# Connect Intensive - Machine Learning Nanodegree
# Lesson 4: Bayes NLP Mini-Project


## Objectives
  - Understand how [Bayes Rule](https://en.wikipedia.org/wiki/Bayes%27_theorem) derives from [conditional probability](https://en.wikipedia.org/wiki/Conditional_probability)
  - Write methods, utilizing Python dictionary objects and string methods such as `str.split()`.
  - Apply Bayes Rule to simple NLP: missing word prediction problems
  
## Prerequisites
  - Basic Python knowledge in strings and dictionaries would help.
 
## Acknowledgements
  - This lesson is adapted from one of [Nick Hoh's excellent sessions](https://github.com/nickypie/ConnectIntensive).
  
  
  

## Bad Handwriting Exposition


Imagine your boss has left you a message from a location with terrible reception. Several words are impossible to hear.
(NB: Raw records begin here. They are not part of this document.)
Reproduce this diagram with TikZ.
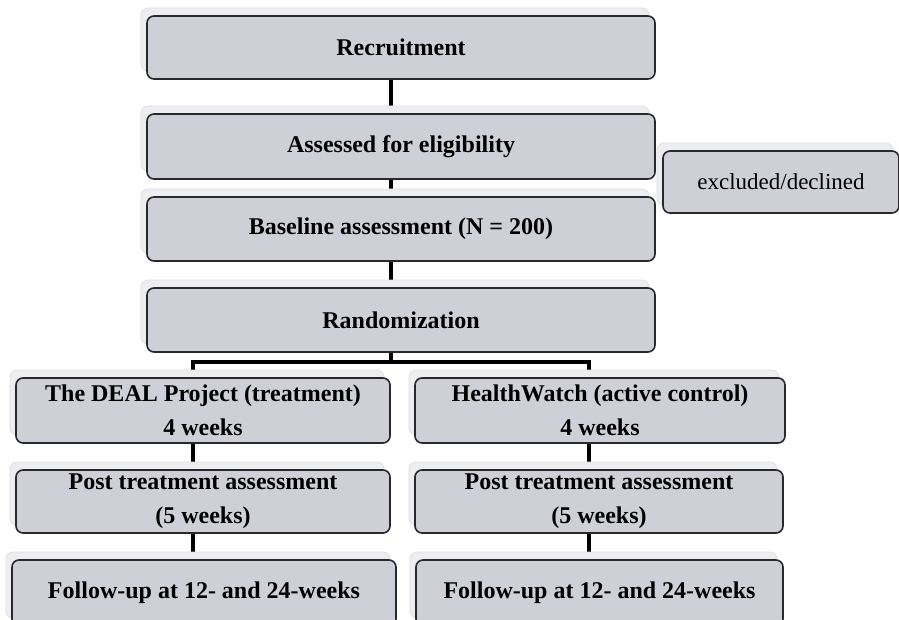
\documentclass[tikz,border=0pt]{standalone}
\usepackage{fontspec}
\setmainfont{Liberation Serif}
\usetikzlibrary{shadows}
\pgfdeclarelayer{bg}
\pgfsetlayers{bg,main}
\definecolor{boxfill}{RGB}{207,207,216}
\definecolor{boxline}{RGB}{40,40,45}
\definecolor{shfill}{RGB}{238,238,241}
\definecolor{shline}{RGB}{222,222,228}
\begin{document}
\begin{tikzpicture}[x=1pt,y=-1pt,
  box/.style={draw=boxline, line width=1.6pt, fill=boxfill, rounded corners=7pt,
    inner sep=0pt, align=center, font=\fontsize{24}{34}\selectfont\bfseries,
    general shadow={fill=shfill, draw=shline, line width=0.8pt, shadow xshift=-6pt, shadow yshift=8pt}},
  plainbox/.style={box, font=\fontsize{23}{30}\selectfont},
  link/.style={line width=3.6pt, draw=black, line join=miter}]
\path[use as bounding box] (0,0) rectangle (899,620);
\clip (0,0) rectangle (899,620);

\coordinate (spine) at (391,0);
\coordinate (lx) at (193,0);
\coordinate (rx) at (589,0);
\coordinate (brY) at (0,362);

\node[box, minimum width=508pt, minimum height=63pt] (rec) at (401,47.5) {Recruitment};
\node[box, minimum width=508pt, minimum height=65pt] (ass) at (401,146.5) {Assessed for eligibility};
\node[plainbox, minimum width=236pt, minimum height=62pt] (exc) at (781,182) {excluded/declined};
\node[box, minimum width=508pt, minimum height=64pt] (base) at (401,229) {Baseline assessment (N = 200)};
\node[box, minimum width=508pt, minimum height=64pt] (rand) at (401,320) {Randomization};

\node[box, minimum width=374pt, minimum height=65pt] (deal) at (203,410.5) {The DEAL Project (treatment)\\4 weeks};
\node[box, minimum width=370pt, minimum height=65pt] (hw) at (600,410.5) {HealthWatch (active control)\\4 weeks};
\node[box, minimum width=374pt, minimum height=63pt] (postl) at (203,501.5) {Post treatment assessment\\(5 weeks)};
\node[box, minimum width=368pt, minimum height=63pt] (postr) at (599,501.5) {Post treatment assessment\\(5 weeks)};
\node[box, minimum width=384pt, minimum height=66pt] (foll) at (204,593) {Follow-up at 12- and 24-weeks};
\node[box, minimum width=367pt, minimum height=66pt] (folr) at (599.5,593) {Follow-up at 12- and 24-weeks};

\begin{pgfonlayer}{bg}
\draw[link] (rec.south -| spine) -- (ass.north -| spine);
\draw[link] (ass.south -| spine) -- (base.north -| spine);
\draw[link] (base.south -| spine) -- (rand.north -| spine);
\draw[link] (rand.south -| spine) -- (spine |- brY);
\draw[link] (deal.north -| lx) -- (lx |- brY) -- (rx |- brY) -- (hw.north -| rx);
\draw[link] (deal.south -| lx) -- (postl.north -| lx);
\draw[link] (postl.south -| lx) -- (foll.north -| lx);
\draw[link] (hw.south -| rx) -- (postr.north -| rx);
\draw[link] (postr.south -| rx) -- (folr.north -| rx);
\end{pgfonlayer}
\end{tikzpicture}
\end{document}
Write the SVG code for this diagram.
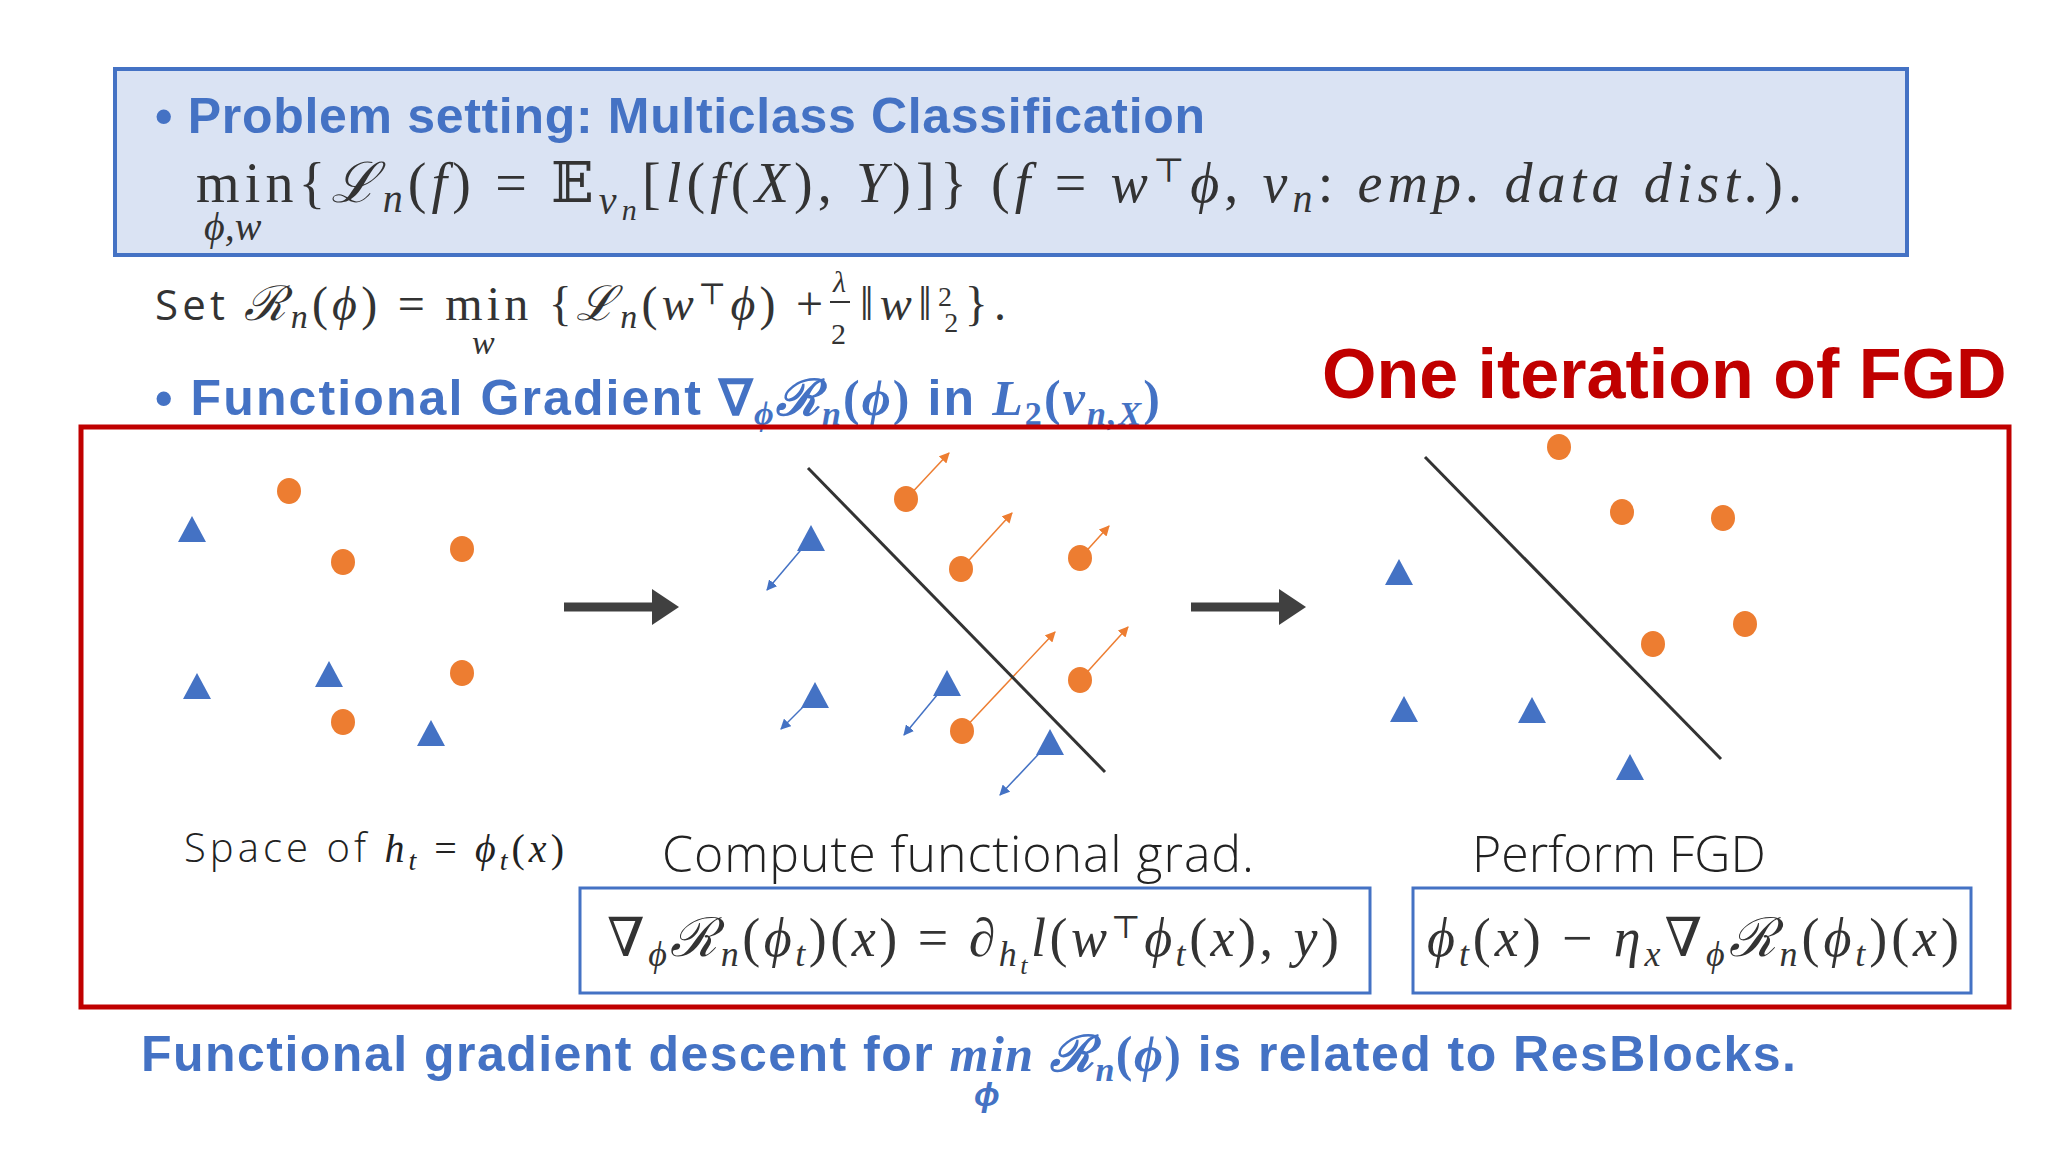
<svg xmlns="http://www.w3.org/2000/svg" width="2048" height="1152" viewBox="0 0 2048 1152">
<style>
.h{font-family:"Liberation Sans",Arial,sans-serif;font-weight:bold;fill:#4472c4}
.m{font-family:"Liberation Serif","DejaVu Serif",serif;fill:#333}
.i{font-style:italic}
.lb{font-family:"Open Sans","Noto Sans",sans-serif;font-weight:300;fill:#222}
.o{fill:#ed7d31}
.t{fill:#4472c4}
.oa{stroke:#ed7d31;stroke-width:1.5;fill:none}
.ba{stroke:#4472c4;stroke-width:1.5;fill:none}
.sep{stroke:#333;stroke-width:3}
.fb{fill:#fff;stroke:#4472c4;stroke-width:3}
</style>
<defs>
<marker id="ao" viewBox="0 0 10 10" refX="9" refY="5" markerWidth="7" markerHeight="7" orient="auto"><path d="M0,0L10,5L0,10z" fill="#ed7d31"/></marker>
<marker id="ab" viewBox="0 0 10 10" refX="9" refY="5" markerWidth="7" markerHeight="7" orient="auto"><path d="M0,0L10,5L0,10z" fill="#4472c4"/></marker>
</defs>
<rect width="2048" height="1152" fill="#fff"/>
<g id="setting">
<rect x="115" y="69" width="1792" height="186" fill="#dae3f3" stroke="#4472c4" stroke-width="4"/>
<text x="155" y="133" class="h" font-size="50" textLength="1050" lengthAdjust="spacing">• Problem setting: Multiclass Classification</text>
<text x="196" y="202" class="m" font-size="56" textLength="1606" lengthAdjust="spacing">min{<tspan class="i">ℒ</tspan><tspan class="i" font-size="40" dy="10">n</tspan><tspan dy="-10">(</tspan><tspan class="i">f</tspan>) = 𝔼<tspan class="i" font-size="40" dy="12">ν</tspan><tspan class="i" font-size="30" dy="6">n</tspan><tspan dy="-18">[</tspan><tspan class="i">l</tspan>(<tspan class="i">f</tspan>(<tspan class="i">X</tspan>), <tspan class="i">Y</tspan>)]}  (<tspan class="i">f</tspan> = <tspan class="i">w</tspan><tspan font-size="34" dy="-20">⊤</tspan><tspan class="i" dy="20">ϕ</tspan>, <tspan class="i">ν</tspan><tspan class="i" font-size="40" dy="10">n</tspan><tspan dy="-10">: </tspan><tspan class="i">emp. data dist.</tspan>).</text>
<text x="204" y="240" class="m i" font-size="40">ϕ,w</text>
</g>
<g id="set">
<text x="155" y="320" class="m" font-size="48" textLength="668" lengthAdjust="spacing"><tspan font-family="Open Sans,sans-serif" font-size="42">Set </tspan><tspan class="i">ℛ</tspan><tspan class="i" font-size="34" dy="8">n</tspan><tspan dy="-8">(</tspan><tspan class="i">ϕ</tspan>) = min {<tspan class="i">ℒ</tspan><tspan class="i" font-size="34" dy="8">n</tspan><tspan dy="-8">(</tspan><tspan class="i">w</tspan><tspan font-size="30" dy="-16">⊤</tspan><tspan class="i" dy="16">ϕ</tspan>) + </text>
<text x="833" y="292" class="m i" font-size="30">λ</text>
<line x1="830" y1="302" x2="850" y2="302" stroke="#333" stroke-width="2"/>
<text x="831" y="344" class="m" font-size="30">2</text>
<text x="860" y="320" class="m" font-size="48" textLength="146" lengthAdjust="spacing">‖<tspan class="i">w</tspan>‖<tspan font-size="28" dy="-14">2</tspan><tspan font-size="28" dx="-14" dy="26">2</tspan><tspan dy="-12">}.</tspan></text>
<text x="472" y="354" class="m i" font-size="34">w</text>
</g>
<text x="155" y="415" class="h" font-size="50" textLength="1005" lengthAdjust="spacing">• Functional Gradient <tspan font-family="Liberation Serif,serif">∇</tspan><tspan font-family="Liberation Serif,serif" class="i" font-size="34" dy="10">ϕ</tspan><tspan font-family="Liberation Serif,serif" class="i" dy="-10">ℛ</tspan><tspan font-family="Liberation Serif,serif" class="i" font-size="34" dy="10">n</tspan><tspan font-family="Liberation Serif,serif" dy="-10">(</tspan><tspan font-family="Liberation Serif,serif" class="i">ϕ</tspan><tspan font-family="Liberation Serif,serif">)</tspan> in <tspan font-family="Liberation Serif,serif" class="i">L</tspan><tspan font-family="Liberation Serif,serif" font-size="34" dy="10">2</tspan><tspan font-family="Liberation Serif,serif" dy="-10">(</tspan><tspan font-family="Liberation Serif,serif" class="i">ν</tspan><tspan font-family="Liberation Serif,serif" class="i" font-size="34" dy="10">n,X</tspan><tspan font-family="Liberation Serif,serif" dy="-10">)</tspan></text>
<text x="1322" y="398" font-family="Liberation Sans,Arial,sans-serif" font-size="70" font-weight="bold" fill="#c00000">One iteration of FGD</text>
<rect x="81" y="427" width="1928" height="580" fill="none" stroke="#c00000" stroke-width="5"/>
<g id="connectors">
<line x1="564" y1="607" x2="655" y2="607" stroke="#404040" stroke-width="9"/>
<path d="M652,589L679,607L652,625z" fill="#404040"/>
<line x1="1191" y1="607" x2="1282" y2="607" stroke="#404040" stroke-width="9"/>
<path d="M1279,589L1306,607L1279,625z" fill="#404040"/>
<line x1="906" y1="499" x2="949" y2="453" class="oa" marker-end="url(#ao)"/>
<line x1="961" y1="569" x2="1012" y2="513" class="oa" marker-end="url(#ao)"/>
<line x1="1080" y1="558" x2="1109" y2="526" class="oa" marker-end="url(#ao)"/>
<line x1="1080" y1="680" x2="1128" y2="627" class="oa" marker-end="url(#ao)"/>
<line x1="962" y1="731" x2="1055" y2="632" class="oa" marker-end="url(#ao)"/>
<line x1="811" y1="538" x2="767" y2="590" class="ba" marker-end="url(#ab)"/>
<line x1="815" y1="695" x2="781" y2="729" class="ba" marker-end="url(#ab)"/>
<line x1="947" y1="683" x2="904" y2="735" class="ba" marker-end="url(#ab)"/>
<line x1="1050" y1="742" x2="1000" y2="795" class="ba" marker-end="url(#ab)"/>
</g>
<g id="panel1">
<ellipse cx="289" cy="491" rx="12" ry="13" class="o"/><ellipse cx="343" cy="562" rx="12" ry="13" class="o"/><ellipse cx="462" cy="549" rx="12" ry="13" class="o"/><ellipse cx="462" cy="673" rx="12" ry="13" class="o"/><ellipse cx="343" cy="722" rx="12" ry="13" class="o"/>
<path d="M192,516l14,26h-28z" class="t"/><path d="M197,673l14,26h-28z" class="t"/><path d="M329,661l14,26h-28z" class="t"/><path d="M431,720l14,26h-28z" class="t"/>
<text x="184" y="862" class="lb" font-size="40" textLength="380" lengthAdjust="spacing">Space of <tspan font-family="Liberation Serif,serif" font-style="italic">h</tspan><tspan font-family="Liberation Serif,serif" font-style="italic" font-size="28" dy="8">t</tspan><tspan font-family="Liberation Serif,serif" dy="-8"> = </tspan><tspan font-family="Liberation Serif,serif" font-style="italic">ϕ</tspan><tspan font-family="Liberation Serif,serif" font-style="italic" font-size="28" dy="8">t</tspan><tspan font-family="Liberation Serif,serif" dy="-8">(</tspan><tspan font-family="Liberation Serif,serif" font-style="italic">x</tspan><tspan font-family="Liberation Serif,serif">)</tspan></text>
</g>
<g id="panel2">
<line x1="808" y1="468" x2="1105" y2="772" class="sep"/>
<ellipse cx="906" cy="499" rx="12" ry="13" class="o"/><ellipse cx="961" cy="569" rx="12" ry="13" class="o"/><ellipse cx="1080" cy="558" rx="12" ry="13" class="o"/><ellipse cx="1080" cy="680" rx="12" ry="13" class="o"/><ellipse cx="962" cy="731" rx="12" ry="13" class="o"/>
<path d="M811,525l14,26h-28z" class="t"/><path d="M815,682l14,26h-28z" class="t"/><path d="M947,670l14,26h-28z" class="t"/><path d="M1050,729l14,26h-28z" class="t"/>
<text x="662" y="872" class="lb" font-size="50" textLength="592" lengthAdjust="spacing">Compute functional grad.</text>
<rect x="580" y="888" width="790" height="105" class="fb"/>
<text x="607" y="956" class="m" font-size="54" textLength="732" lengthAdjust="spacing">∇<tspan class="i" font-size="36" dy="10">ϕ</tspan><tspan class="i" dy="-10">ℛ</tspan><tspan class="i" font-size="36" dy="10">n</tspan><tspan dy="-10">(</tspan><tspan class="i">ϕ</tspan><tspan class="i" font-size="36" dy="10">t</tspan><tspan dy="-10">)(</tspan><tspan class="i">x</tspan>) = ∂<tspan class="i" font-size="36" dy="10">h</tspan><tspan class="i" font-size="26" dy="8">t</tspan><tspan class="i" dy="-18">l</tspan>(<tspan class="i">w</tspan><tspan font-size="32" dy="-18">⊤</tspan><tspan class="i" dy="18">ϕ</tspan><tspan class="i" font-size="36" dy="10">t</tspan><tspan dy="-10">(</tspan><tspan class="i">x</tspan>), <tspan class="i">y</tspan>)</text>
</g>
<g id="panel3">
<line x1="1425" y1="457" x2="1721" y2="759" class="sep"/>
<ellipse cx="1559" cy="447" rx="12" ry="13" class="o"/><ellipse cx="1622" cy="512" rx="12" ry="13" class="o"/><ellipse cx="1723" cy="518" rx="12" ry="13" class="o"/><ellipse cx="1745" cy="624" rx="12" ry="13" class="o"/><ellipse cx="1653" cy="644" rx="12" ry="13" class="o"/>
<path d="M1399,559l14,26h-28z" class="t"/><path d="M1404,696l14,26h-28z" class="t"/><path d="M1532,697l14,26h-28z" class="t"/><path d="M1630,754l14,26h-28z" class="t"/>
<text x="1472" y="872" class="lb" font-size="50">Perform FGD</text>
<rect x="1413" y="888" width="558" height="105" class="fb"/>
<text x="1427" y="956" class="m" font-size="54" textLength="532" lengthAdjust="spacing"><tspan class="i">ϕ</tspan><tspan class="i" font-size="36" dy="10">t</tspan><tspan dy="-10">(</tspan><tspan class="i">x</tspan>) − <tspan class="i">η</tspan><tspan class="i" font-size="36" dy="10">x</tspan><tspan dy="-10">∇</tspan><tspan class="i" font-size="36" dy="10">ϕ</tspan><tspan class="i" dy="-10">ℛ</tspan><tspan class="i" font-size="36" dy="10">n</tspan><tspan dy="-10">(</tspan><tspan class="i">ϕ</tspan><tspan class="i" font-size="36" dy="10">t</tspan><tspan dy="-10">)(</tspan><tspan class="i">x</tspan>)</text>
</g>
<g id="footer">
<text x="141" y="1071" class="h" font-size="50" textLength="1655" lengthAdjust="spacing">Functional gradient descent for <tspan font-family="Liberation Serif,serif" font-style="italic">min</tspan> <tspan font-family="Liberation Serif,serif" font-style="italic">ℛ</tspan><tspan font-family="Liberation Serif,serif" font-style="italic" font-size="34" dy="10">n</tspan><tspan font-family="Liberation Serif,serif" dy="-10">(</tspan><tspan font-family="Liberation Serif,serif" font-style="italic">ϕ</tspan><tspan font-family="Liberation Serif,serif">)</tspan> is related to ResBlocks.</text>
<text x="974" y="1106" class="h" font-size="34" font-family="Liberation Serif,serif" font-style="italic">ϕ</text>
</g>
</svg>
Based on some transcriptions of previous messages he’s left, you want to fill in the remaining words. To do this, we will use Bayes’ Rule to find the probability that a given word is in the blank, given some other information about the message.

Recall Bayes Rule:

P(A|B) = P(B|A)*P(A)/P(B)

Or in our case

**P(a certain word|surrounding words) = P(surrounding words|a certain word)*P(a certain word) / P(surrounding words)**

## 1. Calculations

Let’s calculate some of the probabilities from the previous page. Here is a message from your boss:

“So if you could just go ahead and pack up your stuff and move it down there, that would be terrific, OK?” 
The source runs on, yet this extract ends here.